Task description:
Return the data exactly, with all pictures removed.

╔══

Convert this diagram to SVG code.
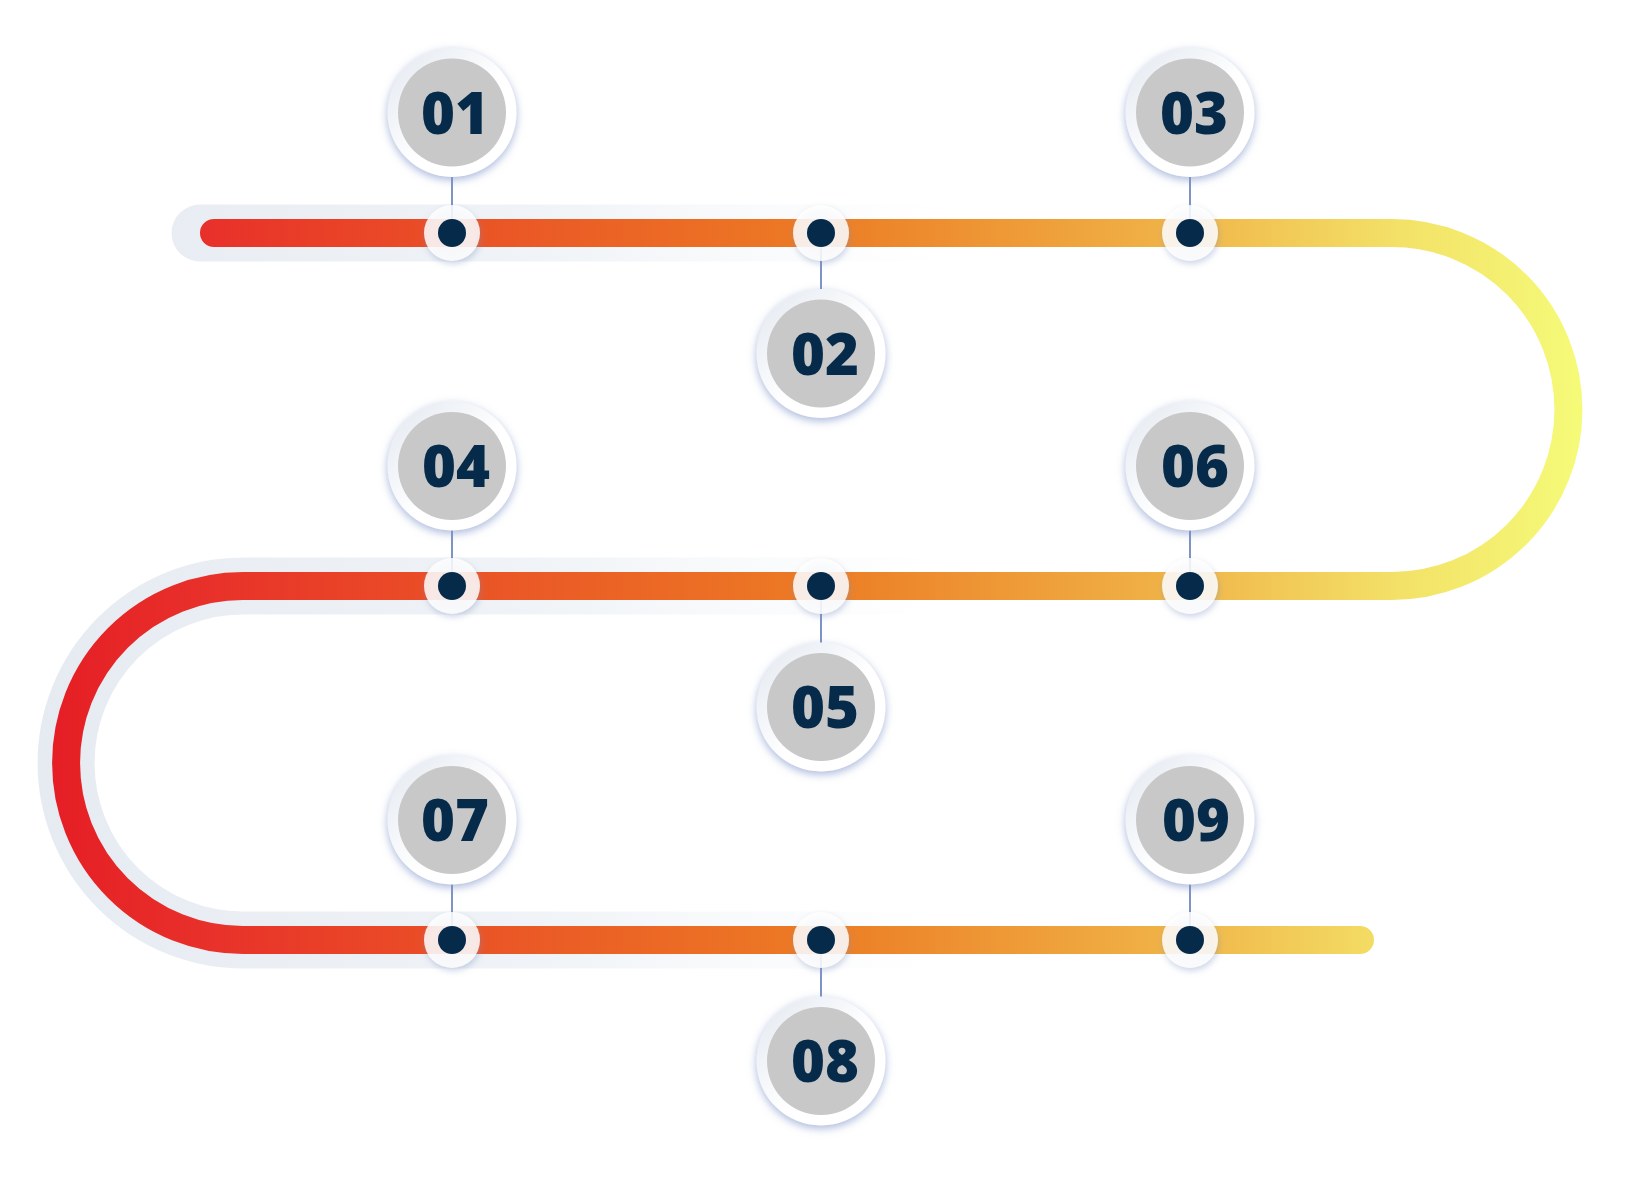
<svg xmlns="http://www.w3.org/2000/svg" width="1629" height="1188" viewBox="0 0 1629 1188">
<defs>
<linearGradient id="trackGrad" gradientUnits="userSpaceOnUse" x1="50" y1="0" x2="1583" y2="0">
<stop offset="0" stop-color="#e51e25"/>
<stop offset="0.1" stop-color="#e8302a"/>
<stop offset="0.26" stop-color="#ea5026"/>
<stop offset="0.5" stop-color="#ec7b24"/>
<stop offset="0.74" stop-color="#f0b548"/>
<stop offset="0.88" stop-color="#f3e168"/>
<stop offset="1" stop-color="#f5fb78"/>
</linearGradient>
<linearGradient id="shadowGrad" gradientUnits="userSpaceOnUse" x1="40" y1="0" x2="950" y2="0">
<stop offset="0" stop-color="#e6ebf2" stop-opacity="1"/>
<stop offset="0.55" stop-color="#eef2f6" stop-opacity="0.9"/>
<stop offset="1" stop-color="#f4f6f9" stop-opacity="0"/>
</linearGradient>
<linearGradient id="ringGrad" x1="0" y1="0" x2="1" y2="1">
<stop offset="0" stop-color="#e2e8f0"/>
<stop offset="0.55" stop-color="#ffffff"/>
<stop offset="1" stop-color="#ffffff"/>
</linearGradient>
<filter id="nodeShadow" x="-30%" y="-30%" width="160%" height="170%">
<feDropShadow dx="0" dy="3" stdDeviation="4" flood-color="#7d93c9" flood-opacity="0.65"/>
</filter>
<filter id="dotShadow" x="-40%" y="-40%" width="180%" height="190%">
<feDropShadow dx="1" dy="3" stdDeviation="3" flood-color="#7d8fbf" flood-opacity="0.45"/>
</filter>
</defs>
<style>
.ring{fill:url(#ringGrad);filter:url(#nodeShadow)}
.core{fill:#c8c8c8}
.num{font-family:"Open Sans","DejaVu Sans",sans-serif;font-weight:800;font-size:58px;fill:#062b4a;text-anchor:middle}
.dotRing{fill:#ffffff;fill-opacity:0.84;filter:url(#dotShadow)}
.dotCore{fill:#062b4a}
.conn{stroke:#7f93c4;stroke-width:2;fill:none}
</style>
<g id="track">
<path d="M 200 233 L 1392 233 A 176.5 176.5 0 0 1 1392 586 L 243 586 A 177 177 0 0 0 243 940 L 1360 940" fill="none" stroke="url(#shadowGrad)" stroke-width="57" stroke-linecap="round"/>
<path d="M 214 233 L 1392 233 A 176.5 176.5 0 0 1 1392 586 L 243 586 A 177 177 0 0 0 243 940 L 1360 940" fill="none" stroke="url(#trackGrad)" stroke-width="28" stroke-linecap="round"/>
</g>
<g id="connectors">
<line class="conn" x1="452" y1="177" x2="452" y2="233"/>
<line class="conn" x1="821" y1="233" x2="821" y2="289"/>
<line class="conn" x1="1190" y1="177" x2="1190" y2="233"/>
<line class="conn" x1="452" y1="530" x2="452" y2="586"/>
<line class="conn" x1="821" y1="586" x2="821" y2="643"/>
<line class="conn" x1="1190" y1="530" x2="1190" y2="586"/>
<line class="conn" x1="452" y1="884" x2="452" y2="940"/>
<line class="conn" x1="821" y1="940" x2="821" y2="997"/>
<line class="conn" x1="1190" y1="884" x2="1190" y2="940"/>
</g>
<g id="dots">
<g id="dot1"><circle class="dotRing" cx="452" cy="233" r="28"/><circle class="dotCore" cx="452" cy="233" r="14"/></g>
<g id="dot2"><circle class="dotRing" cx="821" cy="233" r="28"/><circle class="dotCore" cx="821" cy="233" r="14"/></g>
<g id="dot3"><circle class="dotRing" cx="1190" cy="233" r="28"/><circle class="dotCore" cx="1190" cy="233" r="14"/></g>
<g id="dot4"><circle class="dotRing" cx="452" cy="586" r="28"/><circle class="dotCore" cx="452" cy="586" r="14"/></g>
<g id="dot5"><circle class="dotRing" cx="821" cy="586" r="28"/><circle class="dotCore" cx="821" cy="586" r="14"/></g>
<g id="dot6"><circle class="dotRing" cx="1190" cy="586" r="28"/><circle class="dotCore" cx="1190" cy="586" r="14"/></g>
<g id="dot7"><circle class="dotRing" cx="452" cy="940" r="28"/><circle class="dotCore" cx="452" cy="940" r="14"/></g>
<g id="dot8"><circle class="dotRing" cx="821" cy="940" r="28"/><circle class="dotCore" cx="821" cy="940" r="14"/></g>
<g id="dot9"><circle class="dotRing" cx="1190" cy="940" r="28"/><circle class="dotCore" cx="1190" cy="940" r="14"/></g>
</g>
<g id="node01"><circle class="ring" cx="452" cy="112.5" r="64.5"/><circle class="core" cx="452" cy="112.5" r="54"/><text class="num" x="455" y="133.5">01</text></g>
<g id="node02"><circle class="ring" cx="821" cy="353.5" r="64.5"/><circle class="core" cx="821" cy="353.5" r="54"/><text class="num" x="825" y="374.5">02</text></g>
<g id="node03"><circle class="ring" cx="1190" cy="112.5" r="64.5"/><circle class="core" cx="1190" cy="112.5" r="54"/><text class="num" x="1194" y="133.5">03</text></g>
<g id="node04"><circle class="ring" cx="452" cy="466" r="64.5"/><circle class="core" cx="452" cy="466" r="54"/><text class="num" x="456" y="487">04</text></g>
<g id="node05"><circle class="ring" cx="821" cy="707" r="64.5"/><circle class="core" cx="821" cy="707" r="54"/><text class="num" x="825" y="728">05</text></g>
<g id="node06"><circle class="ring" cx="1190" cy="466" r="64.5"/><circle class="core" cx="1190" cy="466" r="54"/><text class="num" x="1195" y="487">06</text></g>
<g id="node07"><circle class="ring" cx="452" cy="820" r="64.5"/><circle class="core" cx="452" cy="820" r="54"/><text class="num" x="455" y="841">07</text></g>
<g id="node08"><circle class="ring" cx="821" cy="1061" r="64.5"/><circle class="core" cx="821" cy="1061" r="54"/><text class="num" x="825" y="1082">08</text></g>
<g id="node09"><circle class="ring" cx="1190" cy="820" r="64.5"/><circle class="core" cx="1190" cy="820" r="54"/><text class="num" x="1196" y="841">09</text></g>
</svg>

╚══

Solution to the problem:
Convert this diagram to SVG code.
<svg xmlns="http://www.w3.org/2000/svg" width="1629" height="1188" viewBox="0 0 1629 1188">
<defs>
<linearGradient id="trackGrad" gradientUnits="userSpaceOnUse" x1="50" y1="0" x2="1583" y2="0">
<stop offset="0" stop-color="#e51e25"/>
<stop offset="0.1" stop-color="#e8302a"/>
<stop offset="0.26" stop-color="#ea5026"/>
<stop offset="0.5" stop-color="#ec7b24"/>
<stop offset="0.74" stop-color="#f0b548"/>
<stop offset="0.88" stop-color="#f3e168"/>
<stop offset="1" stop-color="#f5fb78"/>
</linearGradient>
<linearGradient id="shadowGrad" gradientUnits="userSpaceOnUse" x1="40" y1="0" x2="950" y2="0">
<stop offset="0" stop-color="#e6ebf2" stop-opacity="1"/>
<stop offset="0.55" stop-color="#eef2f6" stop-opacity="0.9"/>
<stop offset="1" stop-color="#f4f6f9" stop-opacity="0"/>
</linearGradient>
<linearGradient id="ringGrad" x1="0" y1="0" x2="1" y2="1">
<stop offset="0" stop-color="#e2e8f0"/>
<stop offset="0.55" stop-color="#ffffff"/>
<stop offset="1" stop-color="#ffffff"/>
</linearGradient>
<filter id="nodeShadow" x="-30%" y="-30%" width="160%" height="170%">
<feDropShadow dx="0" dy="3" stdDeviation="4" flood-color="#7d93c9" flood-opacity="0.65"/>
</filter>
<filter id="dotShadow" x="-40%" y="-40%" width="180%" height="190%">
<feDropShadow dx="1" dy="3" stdDeviation="3" flood-color="#7d8fbf" flood-opacity="0.45"/>
</filter>
</defs>
<style>
.ring{fill:url(#ringGrad);filter:url(#nodeShadow)}
.core{fill:#c8c8c8}
.num{font-family:"Open Sans","DejaVu Sans",sans-serif;font-weight:800;font-size:58px;fill:#062b4a;text-anchor:middle}
.dotRing{fill:#ffffff;fill-opacity:0.84;filter:url(#dotShadow)}
.dotCore{fill:#062b4a}
.conn{stroke:#7f93c4;stroke-width:2;fill:none}
</style>
<g id="track">
<path d="M 200 233 L 1392 233 A 176.5 176.5 0 0 1 1392 586 L 243 586 A 177 177 0 0 0 243 940 L 1360 940" fill="none" stroke="url(#shadowGrad)" stroke-width="57" stroke-linecap="round"/>
<path d="M 214 233 L 1392 233 A 176.5 176.5 0 0 1 1392 586 L 243 586 A 177 177 0 0 0 243 940 L 1360 940" fill="none" stroke="url(#trackGrad)" stroke-width="28" stroke-linecap="round"/>
</g>
<g id="connectors">
<line class="conn" x1="452" y1="177" x2="452" y2="233"/>
<line class="conn" x1="821" y1="233" x2="821" y2="289"/>
<line class="conn" x1="1190" y1="177" x2="1190" y2="233"/>
<line class="conn" x1="452" y1="530" x2="452" y2="586"/>
<line class="conn" x1="821" y1="586" x2="821" y2="643"/>
<line class="conn" x1="1190" y1="530" x2="1190" y2="586"/>
<line class="conn" x1="452" y1="884" x2="452" y2="940"/>
<line class="conn" x1="821" y1="940" x2="821" y2="997"/>
<line class="conn" x1="1190" y1="884" x2="1190" y2="940"/>
</g>
<g id="dots">
<g id="dot1"><circle class="dotRing" cx="452" cy="233" r="28"/><circle class="dotCore" cx="452" cy="233" r="14"/></g>
<g id="dot2"><circle class="dotRing" cx="821" cy="233" r="28"/><circle class="dotCore" cx="821" cy="233" r="14"/></g>
<g id="dot3"><circle class="dotRing" cx="1190" cy="233" r="28"/><circle class="dotCore" cx="1190" cy="233" r="14"/></g>
<g id="dot4"><circle class="dotRing" cx="452" cy="586" r="28"/><circle class="dotCore" cx="452" cy="586" r="14"/></g>
<g id="dot5"><circle class="dotRing" cx="821" cy="586" r="28"/><circle class="dotCore" cx="821" cy="586" r="14"/></g>
<g id="dot6"><circle class="dotRing" cx="1190" cy="586" r="28"/><circle class="dotCore" cx="1190" cy="586" r="14"/></g>
<g id="dot7"><circle class="dotRing" cx="452" cy="940" r="28"/><circle class="dotCore" cx="452" cy="940" r="14"/></g>
<g id="dot8"><circle class="dotRing" cx="821" cy="940" r="28"/><circle class="dotCore" cx="821" cy="940" r="14"/></g>
<g id="dot9"><circle class="dotRing" cx="1190" cy="940" r="28"/><circle class="dotCore" cx="1190" cy="940" r="14"/></g>
</g>
<g id="node01"><circle class="ring" cx="452" cy="112.5" r="64.5"/><circle class="core" cx="452" cy="112.5" r="54"/><text class="num" x="455" y="133.5">01</text></g>
<g id="node02"><circle class="ring" cx="821" cy="353.5" r="64.5"/><circle class="core" cx="821" cy="353.5" r="54"/><text class="num" x="825" y="374.5">02</text></g>
<g id="node03"><circle class="ring" cx="1190" cy="112.5" r="64.5"/><circle class="core" cx="1190" cy="112.5" r="54"/><text class="num" x="1194" y="133.5">03</text></g>
<g id="node04"><circle class="ring" cx="452" cy="466" r="64.5"/><circle class="core" cx="452" cy="466" r="54"/><text class="num" x="456" y="487">04</text></g>
<g id="node05"><circle class="ring" cx="821" cy="707" r="64.5"/><circle class="core" cx="821" cy="707" r="54"/><text class="num" x="825" y="728">05</text></g>
<g id="node06"><circle class="ring" cx="1190" cy="466" r="64.5"/><circle class="core" cx="1190" cy="466" r="54"/><text class="num" x="1195" y="487">06</text></g>
<g id="node07"><circle class="ring" cx="452" cy="820" r="64.5"/><circle class="core" cx="452" cy="820" r="54"/><text class="num" x="455" y="841">07</text></g>
<g id="node08"><circle class="ring" cx="821" cy="1061" r="64.5"/><circle class="core" cx="821" cy="1061" r="54"/><text class="num" x="825" y="1082">08</text></g>
<g id="node09"><circle class="ring" cx="1190" cy="820" r="64.5"/><circle class="core" cx="1190" cy="820" r="54"/><text class="num" x="1196" y="841">09</text></g>
</svg>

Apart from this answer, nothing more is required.